Here at My Chic Life we’ve recently started to expand to include more guest bloggers… which is how I “met” Teresa from Six Belly Buttons. When I read the post below I bawled my eyes out and I felt so inspired and proud of Teresa even though I’d only really “known” her via email for about seven minutes. I asked her if I could share the post below because I loved it so much and I knew you would too.
One of the things I care about most with this website is, at the risk of sounding ridiculous, keeping it real. We all know that women try most to impress other women. When we pretend to have it all together, to live perfect lives, to fit into our skinny jeans, eat a healthy diet and make others thinks we’ve nailed this whole motherhood thing it only helps to alienate us and make other women feel like there’s something wrong them because they haven’t got it together.
I loved Teresa’s post because it’s so brutally honest. She struggled with the same tough issues as many others and she’s honest enough to tell us about it. Her courage to work towards something bigger and better is admirable and the example she sets for her children is incredible.
I hope her story inspires you as much as it did me!! ~Rachel
A Promise Kept: The Story of How I turned 42, Graduated College, Gave Birth to My Sixth Child, Faced Foreclosure, & a Failing Business – All in the Same Year.
I made a promise 15 years ago to a little blond haired kindergartener who wanted to know if I had finished school. His question arose as I was explaining the importance of doing well so he would get into a good college one day. I answered no but promised that when he graduated high school and was ready to start college, I’d go back too. He reminded me of that promise often throughout his childhood.
I was 21 the year Anthony was born which meant he spent the first years of his life wearing donated clothes and playing with toys other kids threw away. I made ends meet delivering newspapers and doing freelance writing whenever I could. Stacks of unassembled papers arrived at night and I would spend hours inserting flyers, then folding and lugging them to the car by 5am. Anthony always slept peacefully in his infant seat beside me as I hurled papers at front lawns in the chilly morning hours of 1993. Writing for the local paper was more fun than delivering it but it only garnered us a dingy apartment behind a chiropractor’s office in downtown nowhere.
I married and had four more children over the next thirteen years. During that time, I designed and built a small restaurant with my husband. I also worked alongside him as a waitress until the day before our fourth child was born-with our third child on my hip. After that, I took on the easier job of staying home with the kids, keeping the house and doing the bookkeeping. My father always told me that the years went by faster as you got older and sure enough, the time between kindergarten and senior year passed too soon.
While we were struggling to get the business off the ground, raise a family of 7 and sell a house that had lost half its value- Anthony grew up and graduated high school. By now, the economy had all but closed our business, and we hadn’t been able to pay the mortgage in a year. After putting over $200k down on our house and another $100k into it, we couldn’t even sell it for what we owed. My husband was working over 60 hours a week in a restaurant that was barely breaking even and I was juggling our finances without success. If it weren’t for scholarships, Anthony would not have had the slightest chance of attending college. After all those years of encouraging him to succeed in school, I had failed my son. The promise had loomed in my mind all summer long. I knew it was time to make good on it but going back to school when our finances were in ruin seemed preposterous.

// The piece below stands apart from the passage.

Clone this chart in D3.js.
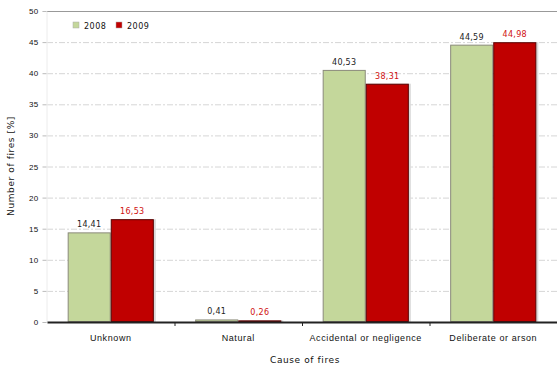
<!DOCTYPE html>
<html>
<head>
<meta charset="utf-8">
<script src="https://d3js.org/d3.v7.min.js"></script>
<style>
html, body { margin: 0; padding: 0; background: #fff; }
svg { display: block; font-family: 'DejaVu Sans', sans-serif; }
</style>
</head>
<body>
<svg width="557" height="367"></svg>
<script>
var categories = ["Unknown", "Natural", "Accidental or negligence", "Deliberate or arson"];
var series = ["2008", "2009"];
var values2008 = [14.41, 0.41, 40.53, 44.59];
var values2009 = [16.53, 0.26, 38.31, 44.98];
var yTicks = [0, 5, 10, 15, 20, 25, 30, 35, 40, 45, 50];

var colors = {"2008": "#c4d79b", "2009": "#c00000"};
var borders = {"2008": "#8a8a7a", "2009": "#5a0000"};
var labelColors = {"2008": "#222", "2009": "#d01010"};

var svg = d3.select("svg");
var m = {left: 47, right: 557, top: 11, bottom: 322};

var x = d3.scaleBand().domain(categories).range([m.left, m.right]).paddingInner(0).paddingOuter(0);
var xs = d3.scaleBand().domain(series).range([0, x.bandwidth()]).paddingInner(0).paddingOuter(0.48);
var y = d3.scaleLinear().domain([0, 50]).range([m.bottom, m.top]);

// grid
svg.append("g").selectAll("line").data(yTicks.filter(function(t) { return t > 0 && t < 50; }))
  .enter().append("line")
  .attr("x1", m.left).attr("x2", m.right)
  .attr("y1", function(d) { return y(d) + 0.5; }).attr("y2", function(d) { return y(d) + 0.5; })
  .attr("stroke", "#d6d6d6").attr("stroke-dasharray", "6,2,2,2");
svg.append("line").attr("x1", m.left).attr("x2", m.right)
  .attr("y1", y(50) + 0.5).attr("y2", y(50) + 0.5).attr("stroke", "#999");

// y axis
var yAxis = svg.append("g").attr("transform", "translate(" + (m.left - 0.5) + ",0)")
  .call(d3.axisLeft(y).tickValues(yTicks).tickSize(4).tickPadding(4));
yAxis.select(".domain").attr("stroke", "#ececec");
yAxis.selectAll(".tick line").attr("stroke", "#bbb");
yAxis.selectAll("text").attr("font-size", 8).attr("fill", "#111").attr("letter-spacing", 0.3);

// bars
var data = [];
categories.forEach(function(c, i) {
  data.push({cat: c, s: "2008", v: values2008[i]});
  data.push({cat: c, s: "2009", v: values2009[i]});
});

var g = svg.append("g");
// shadow for red bars
g.selectAll("rect.sh").data(data.filter(function(d) { return d.s === "2009"; }))
  .enter().append("rect")
  .attr("x", function(d) { return x(d.cat) + xs(d.s) + 2; })
  .attr("y", function(d) { return y(d.v); })
  .attr("width", xs.bandwidth())
  .attr("height", function(d) { return y(0) - y(d.v); })
  .attr("fill", "#dadada");

g.selectAll("rect.bar").data(data).enter().append("rect")
  .attr("x", function(d) { return x(d.cat) + xs(d.s) + 0.5; })
  .attr("y", function(d) { return y(d.v) + 0.5; })
  .attr("width", xs.bandwidth() - 1)
  .attr("height", function(d) { return Math.max(0, y(0) - y(d.v) - 1); })
  .attr("fill", function(d) { return colors[d.s]; })
  .attr("stroke", function(d) { return borders[d.s]; })
  .attr("stroke-width", 1);

// value labels
g.selectAll("text.lab").data(data).enter().append("text")
  .attr("x", function(d) { return x(d.cat) + xs(d.s) + xs.bandwidth() / 2; })
  .attr("y", function(d) { return y(d.v) - 5; })
  .attr("text-anchor", "middle")
  .attr("font-size", 8)
  .attr("letter-spacing", 0.3)
  .attr("fill", function(d) { return labelColors[d.s]; })
  .text(function(d) { return d.v.toFixed(2).replace(".", ","); });

// x axis
var xAxis = svg.append("g").attr("transform", "translate(0," + m.bottom + ")")
  .call(d3.axisBottom(x).tickSize(0).tickPadding(13));
xAxis.select(".domain").attr("stroke", "#222").attr("stroke-width", 2);
xAxis.selectAll("text").attr("font-size", 9).attr("letter-spacing", 0.6).attr("fill", "#111");
svg.append("g").selectAll("line").data(categories.slice(1)).enter().append("line")
  .attr("x1", function(d) { return x(d) + 0.5; }).attr("x2", function(d) { return x(d) + 0.5; })
  .attr("y1", m.bottom).attr("y2", m.bottom + 4).attr("stroke", "#222");

// axis titles
svg.append("text").attr("x", 305).attr("y", 363)
  .attr("text-anchor", "middle").attr("font-size", 9).attr("letter-spacing", 0.6)
  .attr("fill", "#111").text("Cause of fires");
svg.append("text").attr("transform", "translate(14,166) rotate(-90)")
  .attr("text-anchor", "middle").attr("font-size", 9).attr("letter-spacing", 0.6)
  .attr("fill", "#111").text("Number of fires [%]");

// legend
var leg = svg.append("g").attr("transform", "translate(73,22)");
series.forEach(function(s, i) {
  var lg = leg.append("g").attr("transform", "translate(" + (i * 43) + ",0)");
  lg.append("rect").attr("width", 6).attr("height", 6).attr("fill", colors[s]).attr("stroke", "#aaa").attr("stroke-width", 0.5);
  lg.append("text").attr("x", 11).attr("y", 6.5).attr("font-size", 8).attr("letter-spacing", 0.5)
    .attr("fill", "#111").text(s);
});
</script>
</body>
</html>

A few days before he left for college, I asked Anthony if he remembered what I promised him when he started kindergarten. Senior year had been a difficult one for me. Letting go of Anthony was hard, not just because he was my first, but because we had been through so much when he was young. To say I was overprotective was an understatement and this caused friction between us during his last year of school. Throughout the year he expressed disdain for most of what I had to say. On this night though, things changed. When I told him I had applied to college and would be starting that fall, I knew immediately that he remembered. For the first time in a long while, I saw pride in my boy’s eyes again.
So, at the age of 40, I was a college student again, with 49 credits under my belt. It was October of 2011. Five months after I started, I became pregnant with my 6th child. Later that same month we received notice that the bank was filing for a final judgment of foreclosure. The registered letter did not come as a surprise, after all, it had been 34 months since we paid our mortgage. The irony was the timing of the letter, it arrived the same day as my father’s surprise quintuple bypass surgery- which he survived.
I am thrilled to report that after 18 grueling months in which I experienced setbacks that would have driven the average person into therapy, I graduated from college on May 20, 2013. My final exam was a project management certification test that I studied longer and harder for than any other yet was convinced I had failed. The proctor who gave me my results must have wondered why I was tearing up so I told her that I had just graduated college after 20 years of trying. The greatest moments of your life can happen with little fanfare. The first person to find out I had my degree was a stranger. The second person was Anthony.